• _EXTRACTED DATA_:
⁂

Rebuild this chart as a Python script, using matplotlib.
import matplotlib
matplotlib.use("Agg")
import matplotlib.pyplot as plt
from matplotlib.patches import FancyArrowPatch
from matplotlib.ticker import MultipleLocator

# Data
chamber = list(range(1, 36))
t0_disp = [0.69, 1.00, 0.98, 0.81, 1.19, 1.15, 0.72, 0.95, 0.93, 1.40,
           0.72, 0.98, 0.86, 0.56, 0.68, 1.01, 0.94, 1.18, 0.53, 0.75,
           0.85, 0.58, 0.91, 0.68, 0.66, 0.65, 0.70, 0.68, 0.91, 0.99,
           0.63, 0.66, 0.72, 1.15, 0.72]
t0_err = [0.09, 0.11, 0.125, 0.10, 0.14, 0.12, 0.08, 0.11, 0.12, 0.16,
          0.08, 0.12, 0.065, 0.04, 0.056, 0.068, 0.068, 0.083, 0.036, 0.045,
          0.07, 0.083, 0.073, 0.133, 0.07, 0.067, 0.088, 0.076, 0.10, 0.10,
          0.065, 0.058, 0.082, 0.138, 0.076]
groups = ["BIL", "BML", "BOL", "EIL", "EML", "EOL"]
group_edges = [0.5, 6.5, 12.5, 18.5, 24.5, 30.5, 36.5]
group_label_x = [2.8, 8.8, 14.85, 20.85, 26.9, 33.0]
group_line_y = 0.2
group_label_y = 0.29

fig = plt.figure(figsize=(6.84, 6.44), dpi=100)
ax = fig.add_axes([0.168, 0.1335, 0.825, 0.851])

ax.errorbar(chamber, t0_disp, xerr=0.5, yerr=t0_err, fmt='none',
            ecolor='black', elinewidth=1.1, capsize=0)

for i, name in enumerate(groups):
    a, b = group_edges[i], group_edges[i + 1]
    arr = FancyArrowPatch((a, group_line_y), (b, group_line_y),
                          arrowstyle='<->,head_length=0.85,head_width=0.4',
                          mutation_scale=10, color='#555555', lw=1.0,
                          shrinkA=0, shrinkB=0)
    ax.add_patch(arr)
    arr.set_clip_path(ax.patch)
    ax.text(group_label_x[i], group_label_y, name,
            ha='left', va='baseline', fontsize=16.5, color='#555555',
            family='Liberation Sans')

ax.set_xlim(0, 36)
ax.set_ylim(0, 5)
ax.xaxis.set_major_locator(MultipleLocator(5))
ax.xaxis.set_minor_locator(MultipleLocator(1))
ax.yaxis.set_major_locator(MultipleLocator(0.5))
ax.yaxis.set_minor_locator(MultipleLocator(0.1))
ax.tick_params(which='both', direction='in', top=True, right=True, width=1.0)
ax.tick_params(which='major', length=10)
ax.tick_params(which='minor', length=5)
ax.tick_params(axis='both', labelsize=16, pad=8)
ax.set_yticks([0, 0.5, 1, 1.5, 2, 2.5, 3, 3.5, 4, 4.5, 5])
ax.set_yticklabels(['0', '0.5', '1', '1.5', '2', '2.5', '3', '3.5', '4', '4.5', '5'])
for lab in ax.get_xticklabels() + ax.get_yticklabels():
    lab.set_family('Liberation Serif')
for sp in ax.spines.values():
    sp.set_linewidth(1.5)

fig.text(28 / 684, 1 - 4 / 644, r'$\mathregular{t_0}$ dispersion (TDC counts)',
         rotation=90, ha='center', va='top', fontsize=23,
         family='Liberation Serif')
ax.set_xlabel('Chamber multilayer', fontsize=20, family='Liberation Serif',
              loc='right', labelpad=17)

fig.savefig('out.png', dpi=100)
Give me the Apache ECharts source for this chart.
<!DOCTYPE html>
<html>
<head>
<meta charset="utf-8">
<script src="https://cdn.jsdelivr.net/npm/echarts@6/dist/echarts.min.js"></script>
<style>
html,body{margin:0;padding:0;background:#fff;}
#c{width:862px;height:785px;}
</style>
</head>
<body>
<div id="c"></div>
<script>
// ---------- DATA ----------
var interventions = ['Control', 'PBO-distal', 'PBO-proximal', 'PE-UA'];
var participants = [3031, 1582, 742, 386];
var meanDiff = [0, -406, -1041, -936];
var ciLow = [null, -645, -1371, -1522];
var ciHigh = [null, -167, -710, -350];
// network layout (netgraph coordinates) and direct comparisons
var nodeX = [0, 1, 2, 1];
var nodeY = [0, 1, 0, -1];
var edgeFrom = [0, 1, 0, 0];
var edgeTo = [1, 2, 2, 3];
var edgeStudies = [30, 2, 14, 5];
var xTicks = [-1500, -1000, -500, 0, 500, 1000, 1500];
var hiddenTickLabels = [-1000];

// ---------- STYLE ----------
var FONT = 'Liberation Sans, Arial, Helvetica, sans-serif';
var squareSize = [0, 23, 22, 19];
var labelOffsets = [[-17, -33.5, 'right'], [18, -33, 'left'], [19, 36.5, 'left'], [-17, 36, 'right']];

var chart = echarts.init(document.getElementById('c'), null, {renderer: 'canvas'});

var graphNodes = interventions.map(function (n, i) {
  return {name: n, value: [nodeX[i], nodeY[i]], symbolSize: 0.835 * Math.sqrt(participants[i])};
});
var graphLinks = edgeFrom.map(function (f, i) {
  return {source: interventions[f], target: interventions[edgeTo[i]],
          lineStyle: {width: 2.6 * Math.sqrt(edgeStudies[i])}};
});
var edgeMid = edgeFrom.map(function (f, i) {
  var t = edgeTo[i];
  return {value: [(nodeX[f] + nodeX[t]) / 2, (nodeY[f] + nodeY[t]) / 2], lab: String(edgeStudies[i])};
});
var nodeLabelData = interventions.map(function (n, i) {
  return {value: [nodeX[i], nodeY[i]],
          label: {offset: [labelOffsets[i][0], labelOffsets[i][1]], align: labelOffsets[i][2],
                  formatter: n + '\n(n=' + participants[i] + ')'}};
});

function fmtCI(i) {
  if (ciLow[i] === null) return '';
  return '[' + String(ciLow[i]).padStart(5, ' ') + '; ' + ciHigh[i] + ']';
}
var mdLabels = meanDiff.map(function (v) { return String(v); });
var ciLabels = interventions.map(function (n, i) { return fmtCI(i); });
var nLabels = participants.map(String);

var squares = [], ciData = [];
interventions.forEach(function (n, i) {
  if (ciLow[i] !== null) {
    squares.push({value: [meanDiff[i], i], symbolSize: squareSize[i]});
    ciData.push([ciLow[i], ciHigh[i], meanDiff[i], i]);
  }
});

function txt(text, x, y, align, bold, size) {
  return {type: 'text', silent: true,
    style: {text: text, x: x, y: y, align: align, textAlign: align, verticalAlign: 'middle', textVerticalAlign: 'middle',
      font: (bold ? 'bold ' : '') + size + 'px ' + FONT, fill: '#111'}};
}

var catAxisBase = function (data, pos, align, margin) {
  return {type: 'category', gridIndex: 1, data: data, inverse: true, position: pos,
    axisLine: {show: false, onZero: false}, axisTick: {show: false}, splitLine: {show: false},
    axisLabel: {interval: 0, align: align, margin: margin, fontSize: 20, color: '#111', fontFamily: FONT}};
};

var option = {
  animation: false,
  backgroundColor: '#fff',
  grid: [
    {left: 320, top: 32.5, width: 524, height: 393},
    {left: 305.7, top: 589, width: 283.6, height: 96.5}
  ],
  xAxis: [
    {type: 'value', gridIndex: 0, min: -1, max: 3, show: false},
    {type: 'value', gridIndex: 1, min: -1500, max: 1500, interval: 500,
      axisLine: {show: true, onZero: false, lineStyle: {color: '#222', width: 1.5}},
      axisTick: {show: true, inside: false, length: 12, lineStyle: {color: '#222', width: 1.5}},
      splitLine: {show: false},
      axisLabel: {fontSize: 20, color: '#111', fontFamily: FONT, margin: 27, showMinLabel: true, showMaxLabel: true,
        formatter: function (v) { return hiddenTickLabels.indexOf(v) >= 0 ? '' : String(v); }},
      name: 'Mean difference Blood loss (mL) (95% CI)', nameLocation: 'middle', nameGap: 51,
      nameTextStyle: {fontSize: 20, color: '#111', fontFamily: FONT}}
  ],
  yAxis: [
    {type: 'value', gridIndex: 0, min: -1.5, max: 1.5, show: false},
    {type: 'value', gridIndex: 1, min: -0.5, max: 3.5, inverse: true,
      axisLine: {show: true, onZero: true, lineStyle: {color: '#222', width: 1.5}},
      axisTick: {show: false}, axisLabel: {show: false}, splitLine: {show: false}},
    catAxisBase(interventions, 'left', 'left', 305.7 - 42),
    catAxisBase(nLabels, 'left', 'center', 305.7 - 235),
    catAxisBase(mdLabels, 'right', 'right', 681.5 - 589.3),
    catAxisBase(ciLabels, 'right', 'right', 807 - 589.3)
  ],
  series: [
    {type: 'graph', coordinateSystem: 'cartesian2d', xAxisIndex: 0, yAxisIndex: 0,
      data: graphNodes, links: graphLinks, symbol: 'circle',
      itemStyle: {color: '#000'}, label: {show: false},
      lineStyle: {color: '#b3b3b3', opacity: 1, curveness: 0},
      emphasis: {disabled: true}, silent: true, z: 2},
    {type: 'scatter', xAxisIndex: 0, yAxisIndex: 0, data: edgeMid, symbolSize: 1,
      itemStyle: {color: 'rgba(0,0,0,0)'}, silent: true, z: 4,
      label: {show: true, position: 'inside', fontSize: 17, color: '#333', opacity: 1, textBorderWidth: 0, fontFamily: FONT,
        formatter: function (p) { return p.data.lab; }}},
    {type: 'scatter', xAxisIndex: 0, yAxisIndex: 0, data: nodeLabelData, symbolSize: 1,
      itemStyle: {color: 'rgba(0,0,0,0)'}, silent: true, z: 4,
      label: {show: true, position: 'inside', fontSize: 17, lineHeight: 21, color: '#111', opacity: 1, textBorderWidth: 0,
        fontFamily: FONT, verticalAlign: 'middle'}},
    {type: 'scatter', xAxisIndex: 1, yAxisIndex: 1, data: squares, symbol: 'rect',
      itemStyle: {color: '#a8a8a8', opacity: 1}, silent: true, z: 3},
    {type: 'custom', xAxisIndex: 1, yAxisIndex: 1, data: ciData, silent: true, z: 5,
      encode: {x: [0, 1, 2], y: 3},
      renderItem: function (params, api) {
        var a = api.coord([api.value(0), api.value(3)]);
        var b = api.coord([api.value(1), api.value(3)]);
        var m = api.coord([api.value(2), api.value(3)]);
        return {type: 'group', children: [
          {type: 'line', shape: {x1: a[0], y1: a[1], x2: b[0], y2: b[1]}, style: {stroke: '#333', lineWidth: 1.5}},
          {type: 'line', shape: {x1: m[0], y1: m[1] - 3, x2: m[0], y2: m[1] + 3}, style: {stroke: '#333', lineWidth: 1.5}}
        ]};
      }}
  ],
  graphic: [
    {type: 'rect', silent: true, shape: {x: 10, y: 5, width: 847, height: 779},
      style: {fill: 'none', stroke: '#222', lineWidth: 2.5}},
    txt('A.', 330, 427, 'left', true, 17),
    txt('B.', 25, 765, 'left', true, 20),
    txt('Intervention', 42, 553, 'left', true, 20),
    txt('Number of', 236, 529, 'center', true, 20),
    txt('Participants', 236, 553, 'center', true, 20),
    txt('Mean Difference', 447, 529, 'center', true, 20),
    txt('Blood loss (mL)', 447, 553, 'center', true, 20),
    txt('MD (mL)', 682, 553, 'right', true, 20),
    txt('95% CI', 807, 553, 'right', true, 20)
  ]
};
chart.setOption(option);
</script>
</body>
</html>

⁂

• _AIM_: Please give an exact restatement of only the lines from the beginning of the material above to the line with "from matplotlib.ticker import MultipleLocator", inclusive.

• _ANSWER FOR THE TASK_:
Rebuild this chart as a Python script, using matplotlib.
import matplotlib
matplotlib.use("Agg")
import matplotlib.pyplot as plt
from matplotlib.patches import FancyArrowPatch
from matplotlib.ticker import MultipleLocator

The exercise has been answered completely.